Democratic Super PAC Books First TV Ads in $150 Million Anti-Trump Push

DES MOINES — One of the leading Democratic super PACs, Priorities USA, will spend $50 million more than previously announced against President Trump before the Democratic National Convention, with plans to make nearly $30 million in TV ad reservations in the coming days.

The super PAC, which had announced a $100 million campaign in early 2019, has increased its preconvention budget to $150 million, according to Guy Cecil, the committee’s chairman. “Donors are stepping up earlier than they have before,” he said.

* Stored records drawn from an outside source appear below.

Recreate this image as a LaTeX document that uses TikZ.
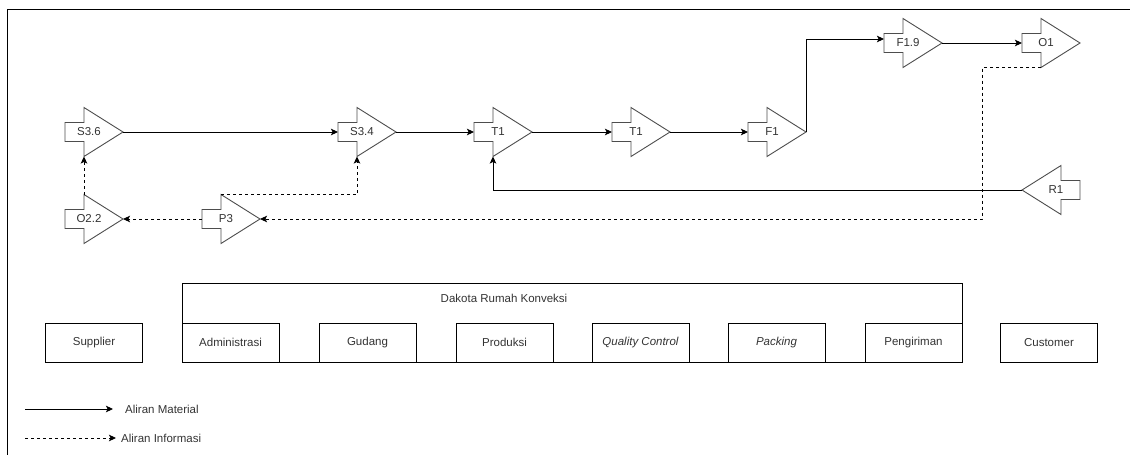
\documentclass[tikz,border=0pt]{standalone}
\usepackage{fontspec}
\setmainfont{Liberation Sans}
\usetikzlibrary{arrows.meta,calc}
\definecolor{txt}{HTML}{333333}
\definecolor{shp}{HTML}{4D4D4D}
\tikzset{
  lbl/.style={text=txt, font=\fontsize{11.5}{13}\selectfont, inner sep=0pt},
  vsm/.pic={
    \draw[shp, line width=0.9pt, line join=miter]
      (0,-9.5) -- (19,-9.5) -- (19,-24.5) -- (58,0) -- (19,24.5) -- (19,9.5) -- (0,9.5) -- cycle;
    \coordinate (-tail) at (0,0);
    \coordinate (-apex) at (58,0);
    \coordinate (-top) at (19,-24.5);
    \coordinate (-bot) at (19,24.5);
    \node[lbl] (-lbl) at (24,0) {#1};
  },
  mat/.style={draw=black, line width=0.9pt, -{Stealth[length=7pt,width=6.5pt,inset=1.5pt]}},
  info/.style={mat, dash pattern=on 3pt off 3pt},
  unit/.style={draw=black, line width=0.9pt, minimum width=97pt, minimum height=39pt,
    inner sep=0pt, text=txt, font=\fontsize{11.5}{13}\selectfont},
}
\begin{document}
\begin{tikzpicture}[x=1pt,y=-1pt]
\useasboundingbox (0,0) rectangle (1130,455);
% frame
\draw[black, line width=1pt] (7,455) -- (7,9) -- (1130,9);

% VSM icons
\pic (s36) at (65,132) {vsm=S3.6};
\pic (s34) at (338,132) {vsm=S3.4};
\pic (t1a) at (474,132) {vsm=T1};
\pic (t1b) at (612,132) {vsm=T1};
\pic (f1) at (748,132) {vsm=F1};
\pic (f19) at (884,43) {vsm=F1.9};
\pic (o1) at (1022,43) {vsm=O1};
\pic (o22) at (65,219) {vsm=O2.2};
\pic (p3) at (202,219) {vsm=P3};
\pic[xscale=-1] (r1) at (1080,190) {vsm=R1};

% material flow
\draw[mat] (s36-apex) -- (s34-tail);
\draw[mat] (s34-apex) -- (t1a-tail);
\draw[mat] (t1a-apex) -- (t1b-tail);
\draw[mat] (t1b-apex) -- (f1-tail);
\coordinate (f19in) at ($(f19-tail)+(0,-4)$);
\draw[mat] (f1-apex) |- (f19in);
\draw[mat] (f19-apex) -- (o1-tail);
\draw[mat] (r1-apex) -| (t1a-bot);

% information flow
\coordinate (infoturn) at (982,219);
\draw[info] (o1-bot) -| (infoturn) -- (p3-apex);
\draw[info] (p3-tail) -- (o22-apex);
\draw[info] (o22-top) -- (s36-bot);
\draw[info] (p3-top) -| (s34-bot);

% organisation
\node[draw=black, line width=0.9pt, minimum width=780pt, minimum height=79pt, inner sep=0pt] (dakota) at (572,322.5) {};
\node[lbl] (dakotalbl) at (504,298) {Dakota Rumah Konveksi};
\node[unit] (supplier) at (94,342.5) {Supplier};
\node[unit] (admin) at (230.5,342.5) {Administrasi};
\node[unit] (gudang) at (367.5,342.5) {Gudang};
\node[unit] (produksi) at (504.5,342.5) {Produksi};
\node[unit] (qc) at (640.5,342.5) {\itshape Quality Control};
\node[unit] (packing) at (776.5,342.5) {\itshape Packing};
\node[unit] (pengiriman) at (913.5,342.5) {Pengiriman};
\node[unit] (customer) at (1049,342.5) {Customer};

% legend
\coordinate (lm1) at (25,409);
\coordinate (lm2) at (113,409);
\draw[mat] (lm1) -- (lm2);
\node[lbl, anchor=west] (lmt) at (125,409) {Aliran Material};
\coordinate (li1) at (25,438);
\coordinate (li2) at (116,438);
\draw[info] (li1) -- (li2);
\node[lbl, anchor=west] (lit) at (121,438) {Aliran Informasi};
\end{tikzpicture}
\end{document}
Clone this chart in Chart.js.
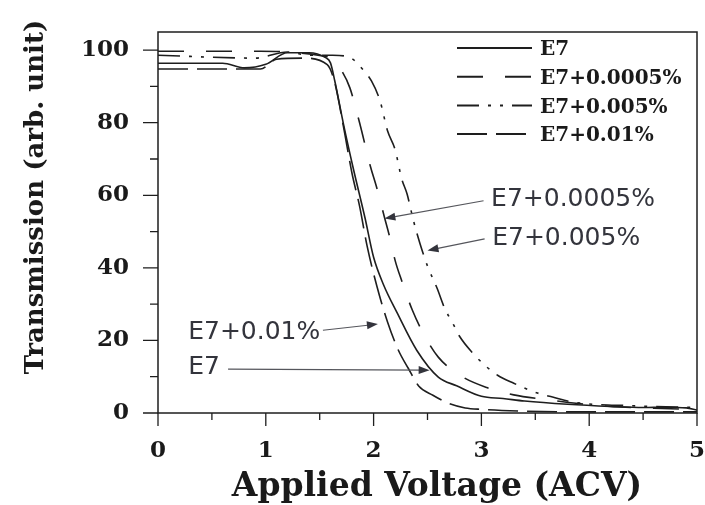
<!DOCTYPE html>
<html>
<head>
<meta charset="utf-8">
<script src="https://cdn.jsdelivr.net/npm/chart.js@4.4.1/dist/chart.umd.min.js"></script>
<style>
    html, body { margin: 0; padding: 0; background: #fff; }
</style>
</head>
<body>
<canvas id="myChart" width="705" height="505"></canvas>
<script>
// series names (legend order)
const seriesNames = ['E7', 'E7+0.0005%', 'E7+0.005%', 'E7+0.01%'];

// E7
const e7Voltage = [0, 0.6, 0.8, 1.0, 1.2, 1.4, 1.55, 1.6, 1.64, 1.72, 1.81, 1.92, 2.0, 2.09, 2.22, 2.4, 2.6, 2.77, 3.0, 3.2, 3.4, 3.8, 4.2, 4.5, 4.7, 4.9, 5.0];
const e7Trans = [96.4, 96.4, 95.1, 96.1, 99.3, 99.3, 98.0, 96.5, 91.5, 79.7, 67.6, 53.8, 42.9, 35.5, 27.5, 17.3, 9.9, 7.5, 4.6, 4.0, 3.3, 2.4, 1.8, 1.5, 1.6, 1.4, 0.8];

// E7+0.0005%
const e7a005Voltage = [0, 0.95, 1.2, 1.5, 1.62, 1.7, 1.78, 1.87, 1.97, 2.03, 2.1, 2.15, 2.2, 2.26, 2.36, 2.46, 2.6, 2.8, 3.05, 3.3, 3.6, 3.9, 4.2, 4.6, 5.0];
const e7a005Trans = [99.7, 99.7, 99.5, 98.5, 97.5, 94.5, 89.6, 80, 68, 62, 54, 48.4, 42, 36.5, 28.3, 22, 15.4, 10.4, 7, 5, 3.7, 2.6, 1.8, 1.3, 1.0];

// E7+0.005%
const e7b05Voltage = [0, 0.9, 1.2, 1.4, 1.62, 1.78, 1.89, 1.98, 2.06, 2.13, 2.2, 2.26, 2.31, 2.37, 2.43, 2.5, 2.59, 2.66, 2.73, 2.8, 2.92, 3.03, 3.15, 3.3, 3.52, 3.66, 3.85, 4.4, 5.0];
const e7b05Trans = [98.6, 97.8, 99.5, 98.6, 98.6, 98, 95, 91.5, 86, 77.7, 72.5, 64.6, 60.4, 53, 46.7, 40.5, 34.3, 28.8, 25, 21, 16.5, 13.2, 10.4, 8.2, 5.5, 4.4, 3.0, 2.0, 1.5];

// E7+0.01%
const e7c1Voltage = [0, 0.95, 1.1, 1.35, 1.57, 1.64, 1.72, 1.8, 1.87, 1.94, 2.03, 2.13, 2.23, 2.32, 2.42, 2.55, 2.7, 2.85, 3.0, 3.4, 4.0, 5.0];
const e7c1Trans = [94.8, 94.8, 97.5, 97.8, 96.0, 91, 79, 66, 57, 46, 35, 25, 17.3, 12.4, 7.4, 4.9, 2.6, 1.4, 1.0, 0.5, 0.3, 0.3];

// tick values
const xMajorTicks = [0, 1, 2, 3, 4, 5];
const xMinorTicks = [0.5, 1.5, 2.5, 3.5, 4.5];
const yMajorTicks = [0, 20, 40, 60, 80, 100];
const yMinorTicks = [10, 30, 50, 70, 90];

// arrow annotations (data coords)
const noteText = ['E7+0.0005%', 'E7+0.005%', 'E7+0.01%', 'E7'];
const noteAt = [[3.09, 58.8], [3.10, 48.2], [0.28, 22.3], [0.28, 12.6]];
const arrowFrom = [[3.02, 58.5], [3.03, 48.0], [1.53, 22.8], [0.65, 12.1]];
const arrowTo = [[2.10, 53.6], [2.50, 44.8], [2.04, 24.5], [2.52, 11.8]];

const lineDashes = [[], [26, 22], [22, 9, 3, 9, 3, 9], [30, 9]];

function toPoints(xs, ys) {
    return xs.map((x, i) => ({x: x, y: ys[i]}));
}

const serifBold = '"DejaVu Serif", serif';

const decor = {
    id: 'decor',
    afterDraw(chart) {
        const ctx = chart.ctx;
        const area = chart.chartArea;
        const xs = chart.scales.x;
        const ys = chart.scales.y;

        ctx.save();
        ctx.strokeStyle = '#1e1e1e';
        ctx.lineWidth = 1.5;
        ctx.setLineDash([]);
        ctx.strokeRect(area.left, area.top, area.right - area.left, area.bottom - area.top);

        // ticks
        ctx.lineWidth = 1.3;
        ctx.beginPath();
        xMajorTicks.forEach(v => {
            const px = xs.getPixelForValue(v);
            ctx.moveTo(px, area.bottom);
            ctx.lineTo(px, area.bottom + 13);
        });
        xMinorTicks.forEach(v => {
            const px = xs.getPixelForValue(v);
            ctx.moveTo(px, area.bottom);
            ctx.lineTo(px, area.bottom + 7);
        });
        yMajorTicks.forEach(v => {
            const py = ys.getPixelForValue(v);
            ctx.moveTo(area.left, py);
            ctx.lineTo(area.left - 15, py);
        });
        yMinorTicks.forEach(v => {
            const py = ys.getPixelForValue(v);
            ctx.moveTo(area.left, py);
            ctx.lineTo(area.left - 8, py);
        });
        ctx.stroke();

        // axis titles
        ctx.fillStyle = '#1a1a1a';
        ctx.font = 'bold 33px ' + serifBold;
        ctx.textAlign = 'center';
        ctx.textBaseline = 'middle';
        ctx.fillText('Applied Voltage (ACV)', 437, area.bottom + 74);

        ctx.save();
        ctx.translate(36, area.top + 165);
        ctx.rotate(-Math.PI / 2);
        ctx.font = 'bold 26px ' + serifBold;
        ctx.fillText('Transmission (arb. unit)', 0, 0);
        ctx.restore();

        // legend
        ctx.font = 'bold 20px ' + serifBold;
        ctx.textAlign = 'left';
        chart.data.datasets.forEach((ds, i) => {
            const y = area.top + 16 + i * 28.7;
            ctx.strokeStyle = '#1e1e1e';
            ctx.lineWidth = 2;
            ctx.setLineDash(ds.borderDash || []);
            ctx.beginPath();
            ctx.moveTo(area.right - 240, y);
            ctx.lineTo(area.right - 165, y);
            ctx.stroke();
            ctx.setLineDash([]);
            ctx.fillText(ds.label, area.right - 157, y + 2);
        });

        // arrow notes
        ctx.font = '25px "DejaVu Sans", sans-serif';
        noteText.forEach((t, i) => {
            ctx.fillStyle = '#33343c';
            ctx.fillText(t, xs.getPixelForValue(noteAt[i][0]), ys.getPixelForValue(noteAt[i][1]));
            const x0 = xs.getPixelForValue(arrowFrom[i][0]);
            const y0 = ys.getPixelForValue(arrowFrom[i][1]);
            const x1 = xs.getPixelForValue(arrowTo[i][0]);
            const y1 = ys.getPixelForValue(arrowTo[i][1]);
            const ang = Math.atan2(y1 - y0, x1 - x0);
            ctx.strokeStyle = '#55565c';
            ctx.lineWidth = 1.2;
            ctx.beginPath();
            ctx.moveTo(x0, y0);
            ctx.lineTo(x1 - 8 * Math.cos(ang), y1 - 8 * Math.sin(ang));
            ctx.stroke();
            ctx.beginPath();
            ctx.moveTo(x1, y1);
            ctx.lineTo(x1 - 11 * Math.cos(ang) + 4 * Math.sin(ang), y1 - 11 * Math.sin(ang) - 4 * Math.cos(ang));
            ctx.lineTo(x1 - 11 * Math.cos(ang) - 4 * Math.sin(ang), y1 - 11 * Math.sin(ang) + 4 * Math.cos(ang));
            ctx.closePath();
            ctx.fill();
        });
        ctx.restore();
    }
};

const seriesX = [e7Voltage, e7a005Voltage, e7b05Voltage, e7c1Voltage];
const seriesY = [e7Trans, e7a005Trans, e7b05Trans, e7c1Trans];

const datasets = seriesNames.map((name, i) => ({
    label: name,
    data: toPoints(seriesX[i], seriesY[i]),
    borderColor: '#1e1e1e',
    borderWidth: 1.6,
    borderDash: lineDashes[i],
    pointRadius: 0,
    fill: false,
    cubicInterpolationMode: 'monotone'
}));

const myChart = new Chart(document.getElementById('myChart'), {
    type: 'line',
    data: {datasets: datasets},
    plugins: [decor],
    options: {
        responsive: false,
        animation: false,
        devicePixelRatio: 1,
        layout: {padding: {top: 32, right: 8, left: 0, bottom: 0}},
        plugins: {
            legend: {display: false},
            tooltip: {enabled: false}
        },
        scales: {
            x: {
                type: 'linear',
                min: 0,
                max: 5,
                grid: {display: false},
                border: {display: false},
                ticks: {
                    stepSize: 1,
                    padding: 16,
                    color: '#1a1a1a',
                    font: {family: serifBold, size: 23, weight: 'bold'}
                },
                afterFit(scale) {
                    scale.height = 92;
                    scale.paddingLeft = 0;
                    scale.paddingRight = 0;
                }
            },
            y: {
                min: 0,
                max: 105,
                grid: {display: false},
                border: {display: false},
                ticks: {
                    stepSize: 20,
                    includeBounds: false,
                    padding: 21,
                    color: '#1a1a1a',
                    font: {family: serifBold, size: 23, weight: 'bold'}
                },
                afterFit(scale) {
                    scale.width = 158;
                    scale.paddingTop = 0;
                    scale.paddingBottom = 0;
                }
            }
        }
    }
});
</script>
</body>
</html>
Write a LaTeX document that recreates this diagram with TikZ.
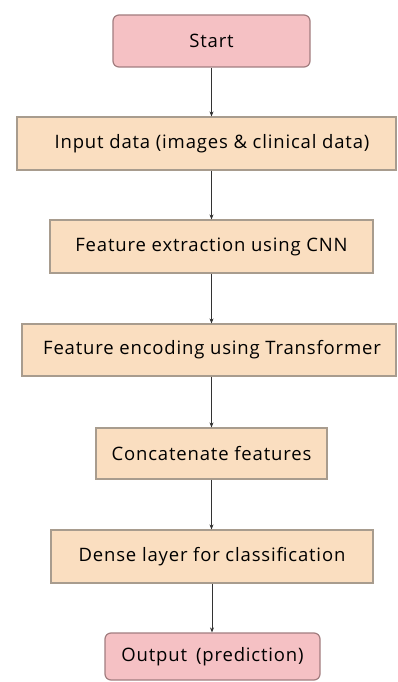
\documentclass[tikz,border=0pt]{standalone}
\usepackage{fontspec}
\setmainfont{Open Sans}[LetterSpace=4.5]
\usetikzlibrary{arrows.meta}
\definecolor{pinkfill}{HTML}{F5C1C4}
\definecolor{pinkdraw}{HTML}{A27D7F}
\definecolor{tanfill}{HTML}{FADEC0}
\definecolor{tandraw}{HTML}{A89C8E}
\definecolor{arr}{HTML}{333333}
\tikzset{
  termbox/.style={draw=pinkdraw, fill=pinkfill, line width=1.2pt, rounded corners=6pt, inner sep=0pt, font=\fontsize{18.5}{21}\selectfont},
  procbox/.style={draw=tandraw, fill=tanfill, line width=1.2pt, inner sep=0pt, font=\fontsize{18.5}{21}\selectfont},
  flow/.style={draw=arr, line width=0.9pt, -{Stealth[length=5pt,width=4pt]}}
}
\begin{document}
\begin{tikzpicture}[x=1pt,y=-1pt]
\useasboundingbox (0,0) rectangle (397,682);
\node[termbox, minimum width=197pt, minimum height=52pt] (start) at (211.5,41) {Start};
\node[procbox, minimum width=379pt, minimum height=53pt] (input) at (206.5,143.5) {\hspace{11pt}Input data (images \& clinical data)};
\node[procbox, minimum width=323pt, minimum height=53pt] (fext) at (211.5,246.5) {Feature extraction using CNN};
\node[procbox, minimum width=374pt, minimum height=52pt] (fenc) at (209,350) {\hspace{6pt}Feature encoding using Transformer};
\node[procbox, minimum width=231pt, minimum height=51pt] (concat) at (211.5,453.5) {Concatenate features};
\node[procbox, minimum width=322pt, minimum height=53pt] (dense) at (212,556.5) {Dense layer for classification};
\node[termbox, minimum width=215pt, minimum height=47pt] (out) at (212.5,656.5) {Output\hspace{9pt}(prediction)};
\draw[flow] (start.south) -- (start.south |- input.north);
\draw[flow] (start.south |- input.south) -- (start.south |- fext.north);
\draw[flow] (fext.south) -- (fext.south |- fenc.north);
\draw[flow] (fext.south |- fenc.south) -- (fext.south |- concat.north);
\draw[flow] (concat.south) -- (concat.south |- dense.north);
\draw[flow] (dense.south) -- (dense.south |- out.north);
\end{tikzpicture}
\end{document}
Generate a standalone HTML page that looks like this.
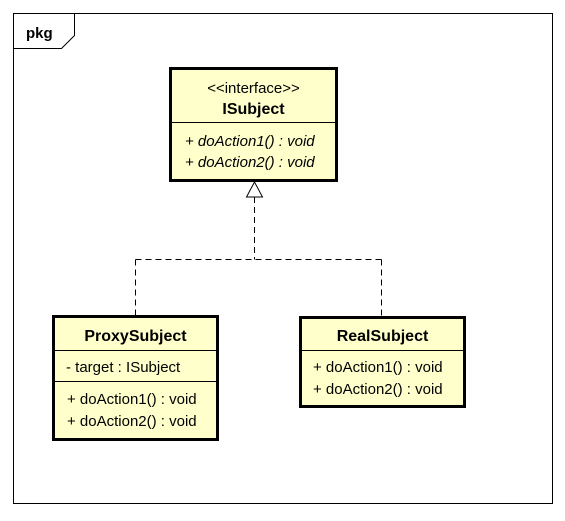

The group will begin booking $30 million in television ads across four battleground states — Florida, Michigan, Pennsylvania and Wisconsin — later this week, as well as $40 million on digital platforms like YouTube, Hulu and Pandora. The first television ads are slated to appear in Wisconsin at the end of February, with ads in the other three states beginning to air in the middle or end of March. The Democratic convention will be held July 13 to 16 in Milwaukee.

“These are the four closest states in any way you want to measure,” Mr. Cecil said.

The television ad campaign will go live months earlier than the group’s first anti-Trump television ads did in 2016, when they began to air in May. Mr. Cecil said more bookings were coming. “I would emphasize ‘so far,’” he said of the reservations.

“We think that the preconvention period is really critical, especially if the primary moves into late spring or early summer,” he added. “You can’t let Donald Trump define the election, whether it’s online or on television.”

The Trump campaign ended 2019 with $102.7 million in cash on hand, and the president was already seeking to shape the perception of the Democratic candidates, including in a series of Twitter posts on Monday.

Priorities USA is one of three major groups now running anti-Trump ads. The others are the campaign of Michael R. Bloomberg, the former mayor of New York City, who has pledged to spend $100 million in anti-Trump digital ads, and a $75 million online anti-Trump campaign by Acronym, a nonprofit with an affiliated political action committee.

The combined $325 million eased some Democratic concerns from mid-2019 that the party was being — and would be — outpaced in online ad spending by Mr. Trump.

Priorities USA has been running anti-Trump messaging online since last summer, spending nearly $1.4 million just on Facebook in Pennsylvania in the last 90 days — making it, by far, the largest political advertiser in the state during that time, according to company data. The group’s ads hit Mr. Trump for a range of policies — cutting corporate taxes, raising health care costs or pushing his trade war — and sometimes promote news articles.

One ad currently running in Michigan, for instance, tells a story about the state’s shrinking share of the American economy. “Trump promised Michigan he’d bring back all the jobs, but his trade war has killed 300,000 so far,” it reads.

The group is not booking ads in every market in those four states. In Florida, for instance, Miami is missing, as are Tallahassee and Jacksonville. In Pennsylvania, the initial list of reservations does not include Philadelphia.

“Whenever you get into bigger markets, they just become less efficient,” Mr. Cecil said of TV ads, adding that there would be digital campaigns in those markets.

The most television money was being booked in Florida ($12.6 million) and its 29 electoral votes, the biggest bounty of any swing state. But Mr. Cecil said the three Midwestern states — each of which would have between $5.8 million and $6 million in initial reservations — were most likely to serve as the general election tipping point.

“These states are so close that when we do projection updates, the tipping-point state can change between Pennsylvania, Michigan and Wisconsin,” he said.

The single largest market for the Priorities USA television ads will be Tampa, Fla., with nearly $5 million. “Tampa, in almost every election for the last decade, has had the largest number of persuadable voters in Florida,” Mr. Cecil said.

But he warned against preconceptions about what those 2020 swing voters look like.

“When people hear ‘persuasion,’ they think white working class or Obama-Trump voters,” he said. “But in Florida, one out of every five Hispanic voters is a persuasion target.”